▸ To do: Repeat each line exactly as it is written.

▸ Data excerpt:

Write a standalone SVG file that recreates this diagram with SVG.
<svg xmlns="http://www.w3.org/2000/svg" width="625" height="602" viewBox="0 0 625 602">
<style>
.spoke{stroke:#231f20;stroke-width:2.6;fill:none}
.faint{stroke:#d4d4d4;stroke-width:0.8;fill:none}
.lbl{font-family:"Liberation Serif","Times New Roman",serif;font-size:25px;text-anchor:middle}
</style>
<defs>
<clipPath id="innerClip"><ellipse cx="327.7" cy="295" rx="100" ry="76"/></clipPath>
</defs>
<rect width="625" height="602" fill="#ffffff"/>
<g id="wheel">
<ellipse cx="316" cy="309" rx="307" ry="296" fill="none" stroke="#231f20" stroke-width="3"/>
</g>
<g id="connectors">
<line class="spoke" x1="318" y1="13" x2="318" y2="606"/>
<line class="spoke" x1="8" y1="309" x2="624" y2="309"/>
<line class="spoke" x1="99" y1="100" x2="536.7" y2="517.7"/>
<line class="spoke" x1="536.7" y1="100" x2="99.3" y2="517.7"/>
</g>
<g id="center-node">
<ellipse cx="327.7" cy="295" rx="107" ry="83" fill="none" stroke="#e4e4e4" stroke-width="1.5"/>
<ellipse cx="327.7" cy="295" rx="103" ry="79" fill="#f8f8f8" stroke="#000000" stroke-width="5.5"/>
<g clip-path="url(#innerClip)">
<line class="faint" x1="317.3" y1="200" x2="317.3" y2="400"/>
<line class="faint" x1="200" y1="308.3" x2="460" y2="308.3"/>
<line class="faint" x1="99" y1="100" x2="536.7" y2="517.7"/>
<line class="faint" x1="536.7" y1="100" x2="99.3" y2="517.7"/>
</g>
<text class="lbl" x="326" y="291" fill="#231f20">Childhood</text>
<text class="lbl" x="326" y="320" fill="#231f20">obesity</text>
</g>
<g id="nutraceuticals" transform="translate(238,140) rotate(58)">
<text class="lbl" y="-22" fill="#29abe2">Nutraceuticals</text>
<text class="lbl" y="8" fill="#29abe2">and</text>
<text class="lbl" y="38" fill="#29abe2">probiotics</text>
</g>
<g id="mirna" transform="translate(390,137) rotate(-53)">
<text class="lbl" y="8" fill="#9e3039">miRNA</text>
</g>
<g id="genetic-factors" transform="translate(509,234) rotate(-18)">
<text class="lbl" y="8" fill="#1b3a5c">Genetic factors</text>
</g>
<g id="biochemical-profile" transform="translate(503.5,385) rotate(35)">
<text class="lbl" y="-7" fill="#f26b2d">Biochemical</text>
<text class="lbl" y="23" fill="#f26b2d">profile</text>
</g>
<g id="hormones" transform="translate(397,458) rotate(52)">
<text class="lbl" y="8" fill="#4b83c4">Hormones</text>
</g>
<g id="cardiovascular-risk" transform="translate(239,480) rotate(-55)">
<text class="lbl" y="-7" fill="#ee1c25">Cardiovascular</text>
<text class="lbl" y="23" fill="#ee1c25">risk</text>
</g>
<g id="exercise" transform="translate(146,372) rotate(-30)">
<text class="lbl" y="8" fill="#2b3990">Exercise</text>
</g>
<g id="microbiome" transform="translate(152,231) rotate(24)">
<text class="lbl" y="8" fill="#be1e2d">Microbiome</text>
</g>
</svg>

▸ Task result:
Write a standalone SVG file that recreates this diagram with SVG.
<svg xmlns="http://www.w3.org/2000/svg" width="625" height="602" viewBox="0 0 625 602">
<style>
.spoke{stroke:#231f20;stroke-width:2.6;fill:none}
.faint{stroke:#d4d4d4;stroke-width:0.8;fill:none}
.lbl{font-family:"Liberation Serif","Times New Roman",serif;font-size:25px;text-anchor:middle}
</style>
<defs>
<clipPath id="innerClip"><ellipse cx="327.7" cy="295" rx="100" ry="76"/></clipPath>
</defs>
<rect width="625" height="602" fill="#ffffff"/>
<g id="wheel">
<ellipse cx="316" cy="309" rx="307" ry="296" fill="none" stroke="#231f20" stroke-width="3"/>
</g>
<g id="connectors">
<line class="spoke" x1="318" y1="13" x2="318" y2="606"/>
<line class="spoke" x1="8" y1="309" x2="624" y2="309"/>
<line class="spoke" x1="99" y1="100" x2="536.7" y2="517.7"/>
<line class="spoke" x1="536.7" y1="100" x2="99.3" y2="517.7"/>
</g>
<g id="center-node">
<ellipse cx="327.7" cy="295" rx="107" ry="83" fill="none" stroke="#e4e4e4" stroke-width="1.5"/>
<ellipse cx="327.7" cy="295" rx="103" ry="79" fill="#f8f8f8" stroke="#000000" stroke-width="5.5"/>
<g clip-path="url(#innerClip)">
<line class="faint" x1="317.3" y1="200" x2="317.3" y2="400"/>
<line class="faint" x1="200" y1="308.3" x2="460" y2="308.3"/>
<line class="faint" x1="99" y1="100" x2="536.7" y2="517.7"/>
<line class="faint" x1="536.7" y1="100" x2="99.3" y2="517.7"/>
</g>
<text class="lbl" x="326" y="291" fill="#231f20">Childhood</text>
<text class="lbl" x="326" y="320" fill="#231f20">obesity</text>
</g>
<g id="nutraceuticals" transform="translate(238,140) rotate(58)">
<text class="lbl" y="-22" fill="#29abe2">Nutraceuticals</text>
<text class="lbl" y="8" fill="#29abe2">and</text>
<text class="lbl" y="38" fill="#29abe2">probiotics</text>
</g>
<g id="mirna" transform="translate(390,137) rotate(-53)">
<text class="lbl" y="8" fill="#9e3039">miRNA</text>
</g>
<g id="genetic-factors" transform="translate(509,234) rotate(-18)">
<text class="lbl" y="8" fill="#1b3a5c">Genetic factors</text>
</g>
<g id="biochemical-profile" transform="translate(503.5,385) rotate(35)">
<text class="lbl" y="-7" fill="#f26b2d">Biochemical</text>
<text class="lbl" y="23" fill="#f26b2d">profile</text>
</g>
<g id="hormones" transform="translate(397,458) rotate(52)">
<text class="lbl" y="8" fill="#4b83c4">Hormones</text>
</g>
<g id="cardiovascular-risk" transform="translate(239,480) rotate(-55)">
<text class="lbl" y="-7" fill="#ee1c25">Cardiovascular</text>
<text class="lbl" y="23" fill="#ee1c25">risk</text>
</g>
<g id="exercise" transform="translate(146,372) rotate(-30)">
<text class="lbl" y="8" fill="#2b3990">Exercise</text>
</g>
<g id="microbiome" transform="translate(152,231) rotate(24)">
<text class="lbl" y="8" fill="#be1e2d">Microbiome</text>
</g>
</svg>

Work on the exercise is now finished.